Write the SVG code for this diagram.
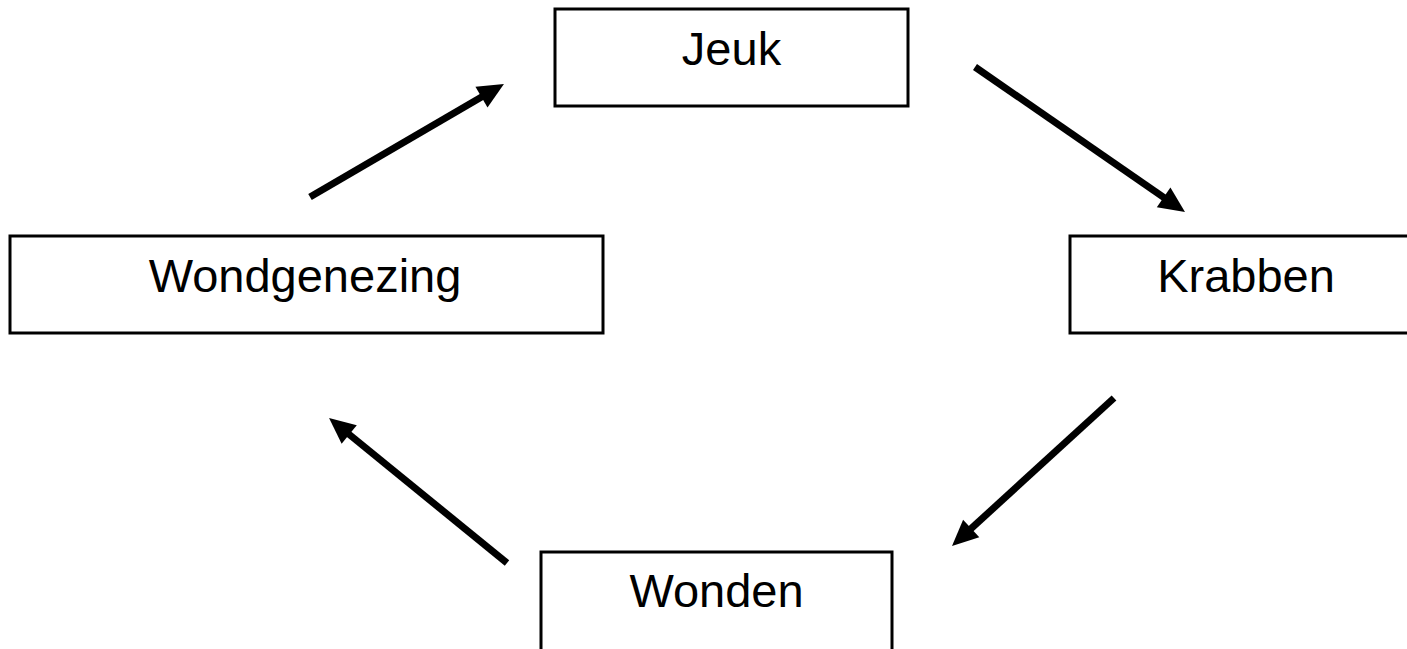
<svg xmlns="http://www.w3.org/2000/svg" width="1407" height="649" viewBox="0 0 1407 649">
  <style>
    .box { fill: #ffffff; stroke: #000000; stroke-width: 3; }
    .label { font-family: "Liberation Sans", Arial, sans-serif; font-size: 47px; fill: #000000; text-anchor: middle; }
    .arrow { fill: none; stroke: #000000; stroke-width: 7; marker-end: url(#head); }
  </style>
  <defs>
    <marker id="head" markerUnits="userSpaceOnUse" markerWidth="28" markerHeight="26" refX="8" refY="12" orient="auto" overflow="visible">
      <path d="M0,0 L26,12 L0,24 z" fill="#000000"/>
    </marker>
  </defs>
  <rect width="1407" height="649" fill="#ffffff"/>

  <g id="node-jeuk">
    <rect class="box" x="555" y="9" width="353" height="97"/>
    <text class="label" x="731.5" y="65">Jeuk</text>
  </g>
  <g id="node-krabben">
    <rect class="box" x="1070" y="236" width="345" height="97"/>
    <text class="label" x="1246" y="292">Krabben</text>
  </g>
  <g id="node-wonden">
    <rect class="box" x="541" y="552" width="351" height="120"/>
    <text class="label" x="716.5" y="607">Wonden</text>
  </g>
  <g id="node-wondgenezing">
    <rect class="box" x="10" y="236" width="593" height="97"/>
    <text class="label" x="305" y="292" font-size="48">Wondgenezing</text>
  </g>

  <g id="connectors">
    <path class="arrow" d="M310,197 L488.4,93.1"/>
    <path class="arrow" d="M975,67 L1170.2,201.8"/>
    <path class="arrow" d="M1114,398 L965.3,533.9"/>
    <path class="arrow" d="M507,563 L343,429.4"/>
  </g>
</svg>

-*-*-

**TASK BRIEF:** Output the lines above in full and exactly as given, omitting any pictures.

**SOLUTION TO THE PROBLEM:**
Write the SVG code for this diagram.
<svg xmlns="http://www.w3.org/2000/svg" width="1407" height="649" viewBox="0 0 1407 649">
  <style>
    .box { fill: #ffffff; stroke: #000000; stroke-width: 3; }
    .label { font-family: "Liberation Sans", Arial, sans-serif; font-size: 47px; fill: #000000; text-anchor: middle; }
    .arrow { fill: none; stroke: #000000; stroke-width: 7; marker-end: url(#head); }
  </style>
  <defs>
    <marker id="head" markerUnits="userSpaceOnUse" markerWidth="28" markerHeight="26" refX="8" refY="12" orient="auto" overflow="visible">
      <path d="M0,0 L26,12 L0,24 z" fill="#000000"/>
    </marker>
  </defs>
  <rect width="1407" height="649" fill="#ffffff"/>

  <g id="node-jeuk">
    <rect class="box" x="555" y="9" width="353" height="97"/>
    <text class="label" x="731.5" y="65">Jeuk</text>
  </g>
  <g id="node-krabben">
    <rect class="box" x="1070" y="236" width="345" height="97"/>
    <text class="label" x="1246" y="292">Krabben</text>
  </g>
  <g id="node-wonden">
    <rect class="box" x="541" y="552" width="351" height="120"/>
    <text class="label" x="716.5" y="607">Wonden</text>
  </g>
  <g id="node-wondgenezing">
    <rect class="box" x="10" y="236" width="593" height="97"/>
    <text class="label" x="305" y="292" font-size="48">Wondgenezing</text>
  </g>

  <g id="connectors">
    <path class="arrow" d="M310,197 L488.4,93.1"/>
    <path class="arrow" d="M975,67 L1170.2,201.8"/>
    <path class="arrow" d="M1114,398 L965.3,533.9"/>
    <path class="arrow" d="M507,563 L343,429.4"/>
  </g>
</svg>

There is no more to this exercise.